Figure scripts:
⁂

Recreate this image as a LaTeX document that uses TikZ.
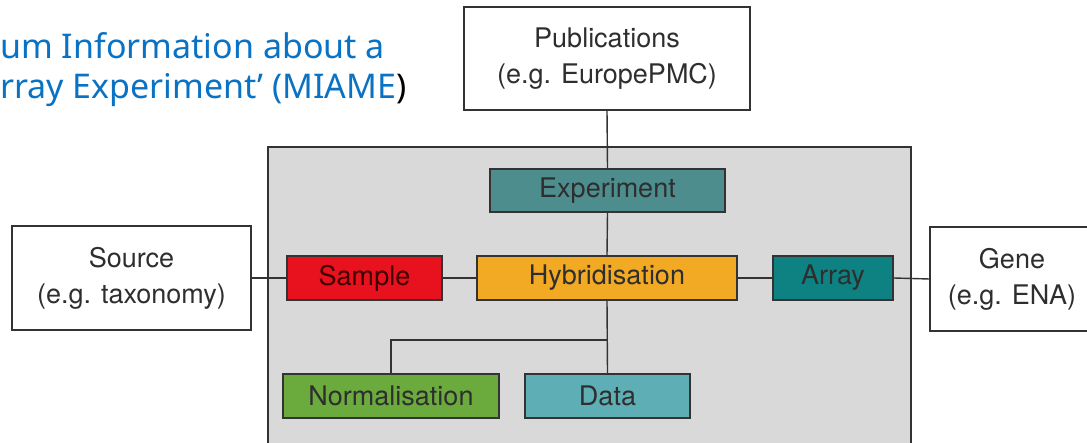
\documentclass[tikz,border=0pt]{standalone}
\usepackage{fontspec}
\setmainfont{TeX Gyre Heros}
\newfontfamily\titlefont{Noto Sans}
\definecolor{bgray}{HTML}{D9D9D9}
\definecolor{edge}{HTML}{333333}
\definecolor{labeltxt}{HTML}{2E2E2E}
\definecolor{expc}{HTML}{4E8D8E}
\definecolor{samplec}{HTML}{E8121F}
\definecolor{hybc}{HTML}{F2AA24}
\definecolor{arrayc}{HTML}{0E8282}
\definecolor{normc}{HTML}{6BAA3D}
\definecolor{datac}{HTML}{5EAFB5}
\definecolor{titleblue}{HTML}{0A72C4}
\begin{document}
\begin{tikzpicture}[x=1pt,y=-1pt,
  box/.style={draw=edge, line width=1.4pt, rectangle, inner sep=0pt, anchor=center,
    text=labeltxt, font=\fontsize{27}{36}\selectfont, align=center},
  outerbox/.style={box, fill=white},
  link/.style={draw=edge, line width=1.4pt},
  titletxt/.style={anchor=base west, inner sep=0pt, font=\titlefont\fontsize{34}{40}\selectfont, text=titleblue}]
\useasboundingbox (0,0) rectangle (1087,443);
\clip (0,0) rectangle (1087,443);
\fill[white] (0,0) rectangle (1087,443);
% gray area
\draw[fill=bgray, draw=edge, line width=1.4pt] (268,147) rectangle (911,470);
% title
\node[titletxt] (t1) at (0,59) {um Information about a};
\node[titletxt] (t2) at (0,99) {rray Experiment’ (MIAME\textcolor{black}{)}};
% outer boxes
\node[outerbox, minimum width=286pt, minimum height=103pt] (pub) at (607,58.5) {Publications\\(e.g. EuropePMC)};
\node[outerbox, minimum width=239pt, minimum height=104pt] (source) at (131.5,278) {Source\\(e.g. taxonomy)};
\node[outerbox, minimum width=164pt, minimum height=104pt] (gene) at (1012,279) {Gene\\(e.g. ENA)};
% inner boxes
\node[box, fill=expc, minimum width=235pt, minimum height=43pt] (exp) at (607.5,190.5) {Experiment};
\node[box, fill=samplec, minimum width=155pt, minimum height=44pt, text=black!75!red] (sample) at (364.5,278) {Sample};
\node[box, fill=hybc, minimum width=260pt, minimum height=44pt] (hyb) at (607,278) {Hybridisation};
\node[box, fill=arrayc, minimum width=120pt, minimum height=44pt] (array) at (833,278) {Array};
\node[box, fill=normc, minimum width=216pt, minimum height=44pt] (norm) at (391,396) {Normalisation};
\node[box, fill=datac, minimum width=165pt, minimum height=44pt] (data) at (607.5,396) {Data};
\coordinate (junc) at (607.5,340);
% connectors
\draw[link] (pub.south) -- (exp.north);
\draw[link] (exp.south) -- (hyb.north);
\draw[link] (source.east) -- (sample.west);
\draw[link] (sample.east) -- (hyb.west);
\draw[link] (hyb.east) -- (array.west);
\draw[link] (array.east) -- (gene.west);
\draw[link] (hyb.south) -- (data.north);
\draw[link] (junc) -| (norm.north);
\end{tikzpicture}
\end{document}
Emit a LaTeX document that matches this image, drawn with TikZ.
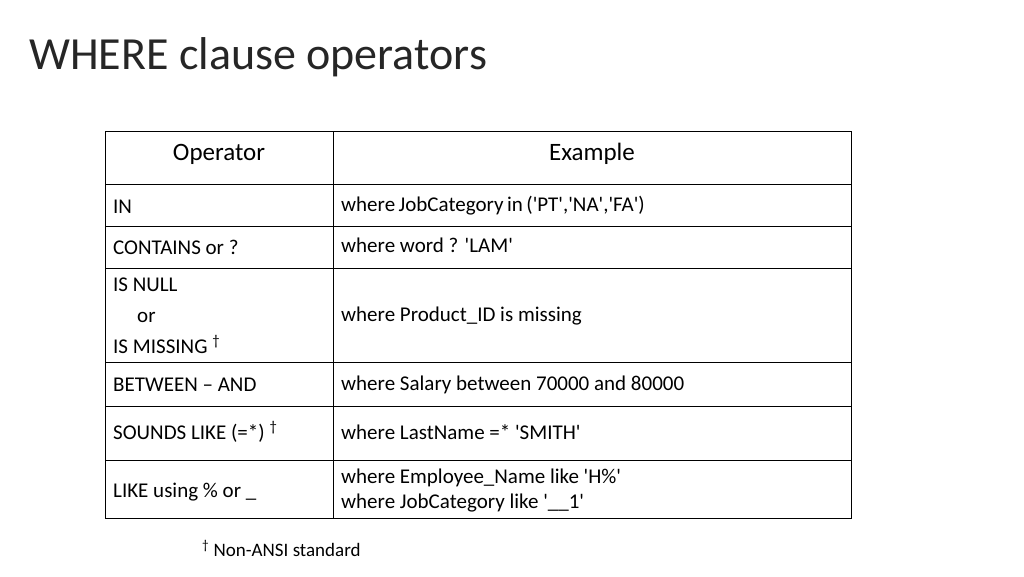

⁂

SHORT PROBLEM:
Copy each line of the records containing the string "image".

WRITTEN REPLY:
Recreate this image as a LaTeX document that uses TikZ.
Emit a LaTeX document that matches this image, drawn with TikZ.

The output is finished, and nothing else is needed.